When asked about her activism and desire for change, Sayazhan’s answer is bleak.  

“Unfortunately, I don’t see any prospects in Kazakhstan – not for myself personally, nor in general,” she says.

Central market, Almaty, Kazakhstan, June 7, 2018. Photo: Ostap Yarysh / HROMADSKE


Human rights activist Aheleuov believes that nothing can improve in Kazakhstan as long as Nazarbayev is alive.

“After he dies, it will get worse for a little while,” he predicts. “There will be a battle for the throne, and it is important for the liberal part of society to take advantage of this moment to enact change. If we act vigorously and correctly, we can achieve everything.”

But few people in Kazakhstan think that way.

“The only people protesting are those who are unsatisfied with their personal lives,” says 24-year-old Valkhan, waving his hand dismissively. He is a digital marketer. We meet in a bar in Almaty that gives the impression of a relatively liberal atmosphere.
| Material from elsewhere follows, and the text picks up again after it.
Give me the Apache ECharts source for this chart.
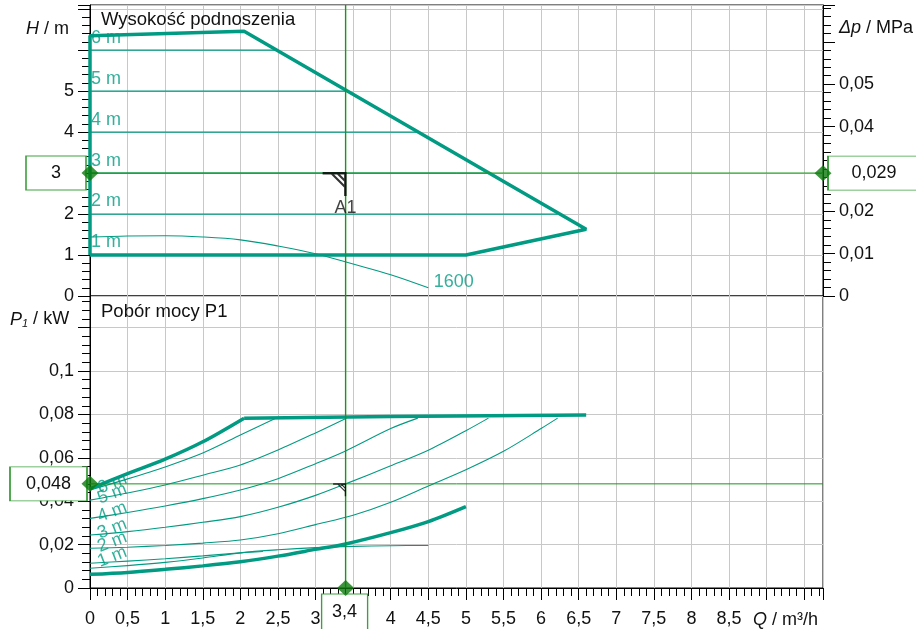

“In Kazakhstan, life is good, stable. I’m completely satisfied,” Valkhan continues.

“As long as you don’t get involved in politics, nobody bothers you. Why should you get involved or even think about it? It’s much better to not care. Then you can live peacefully.”

Valkhan asks me what life has been like in Ukraine since the 2013–14 Euromaidan revolution. He says that Kazakh and Russian media report that things have gotten much worse. Are Ukrainians happy with the new authorities? How is the war affecting people? What are the average salaries? He listens to me describe the difficult reform process and the struggle against corruption, about civic activism and how hard it is to effect change, shaking his head.

“No matter what anyone says, a dictator – not a dictator, but Nazarbayev – is a good leader. And most of the people in Kazakhstan agree. He keeps everything here in order. I am 24, I’ve lived my whole life under Nazarbayev. And I’m living well!”

“You’re not scared?”

Valkhan gives me a skeptical look and smiles, as if I couldn’t possibly understand.

“It will be scary when Nazarbayev dies. Then, my friend, it will really be scary.”